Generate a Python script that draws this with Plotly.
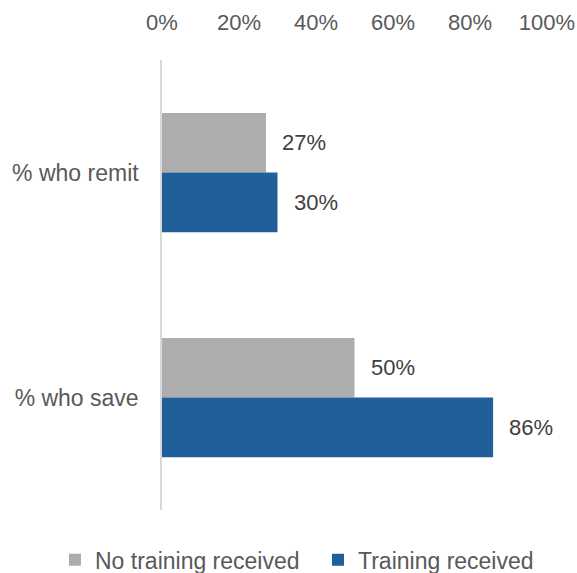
import plotly.graph_objects as go

categories = ["% who remit", "% who save"]
no_training = [27, 50]
training = [30, 86]
series_names = ["No training received", "Training received"]
colors = ["#ADADAD", "#215F9A"]

FONT = "Liberation Sans, Arial"

fig = go.Figure()
for name, vals, col, lg in zip(series_names, [no_training, training], colors, ["legend", "legend2"]):
    fig.add_trace(go.Bar(
        y=categories, x=vals, name=name, orientation="h",
        marker=dict(color=col, line=dict(width=0)),
        hoverinfo="skip", legend=lg,
    ))

annotations = []
for i, vals in enumerate([no_training, training]):
    for cat, v in zip(categories, vals):
        annotations.append(dict(
            x=v, y=cat, xref="x", yref="y", text=f"{v}%",
            showarrow=False, xanchor="left", xshift=14,
            yshift=30 if i == 0 else -30,
            font=dict(family=FONT, size=22, color="#404040"),
        ))

legend_common = dict(orientation="h", xref="container", yref="container",
                     xanchor="left", y=0.023, yanchor="middle",
                     font=dict(size=23, color="#595959"), itemwidth=30,
                     bgcolor="rgba(0,0,0,0)")

fig.update_layout(
    width=577, height=573,
    margin=dict(l=162, r=30, t=60, b=63),
    paper_bgcolor="white", plot_bgcolor="white",
    barmode="group", bargap=0.47, bargroupgap=0,
    font=dict(family=FONT, color="#595959"),
    xaxis=dict(range=[0, 100], dtick=20, side="top", ticksuffix="%",
               showgrid=False, zeroline=False, showline=False, automargin=False,
               tickfont=dict(size=22, color="#595959"),
               ticks="", ticklabelstandoff=25),
    yaxis=dict(autorange="reversed", showgrid=False, showline=True, automargin=False,
               linecolor="#D9D9D9", linewidth=1.5, ticks="",
               tickfont=dict(size=23, color="#595959"), ticklabelstandoff=17),
    legend=dict(x=55 / 577, **legend_common),
    legend2=dict(x=318 / 577, **legend_common),
    annotations=annotations,
    showlegend=True,
)
fig.write_html("out.html", config={"displayModeBar": False},
               post_script="document.body.style.margin='0';")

Aim of the task> Reproduce each line exactly, please, except for any pictures.

Complete output>
Generate a Python script that draws this with Plotly.
import plotly.graph_objects as go

categories = ["% who remit", "% who save"]
no_training = [27, 50]
training = [30, 86]
series_names = ["No training received", "Training received"]
colors = ["#ADADAD", "#215F9A"]

FONT = "Liberation Sans, Arial"

fig = go.Figure()
for name, vals, col, lg in zip(series_names, [no_training, training], colors, ["legend", "legend2"]):
    fig.add_trace(go.Bar(
        y=categories, x=vals, name=name, orientation="h",
        marker=dict(color=col, line=dict(width=0)),
        hoverinfo="skip", legend=lg,
    ))

annotations = []
for i, vals in enumerate([no_training, training]):
    for cat, v in zip(categories, vals):
        annotations.append(dict(
            x=v, y=cat, xref="x", yref="y", text=f"{v}%",
            showarrow=False, xanchor="left", xshift=14,
            yshift=30 if i == 0 else -30,
            font=dict(family=FONT, size=22, color="#404040"),
        ))

legend_common = dict(orientation="h", xref="container", yref="container",
                     xanchor="left", y=0.023, yanchor="middle",
                     font=dict(size=23, color="#595959"), itemwidth=30,
                     bgcolor="rgba(0,0,0,0)")

fig.update_layout(
    width=577, height=573,
    margin=dict(l=162, r=30, t=60, b=63),
    paper_bgcolor="white", plot_bgcolor="white",
    barmode="group", bargap=0.47, bargroupgap=0,
    font=dict(family=FONT, color="#595959"),
    xaxis=dict(range=[0, 100], dtick=20, side="top", ticksuffix="%",
               showgrid=False, zeroline=False, showline=False, automargin=False,
               tickfont=dict(size=22, color="#595959"),
               ticks="", ticklabelstandoff=25),
    yaxis=dict(autorange="reversed", showgrid=False, showline=True, automargin=False,
               linecolor="#D9D9D9", linewidth=1.5, ticks="",
               tickfont=dict(size=23, color="#595959"), ticklabelstandoff=17),
    legend=dict(x=55 / 577, **legend_common),
    legend2=dict(x=318 / 577, **legend_common),
    annotations=annotations,
    showlegend=True,
)
fig.write_html("out.html", config={"displayModeBar": False},
               post_script="document.body.style.margin='0';")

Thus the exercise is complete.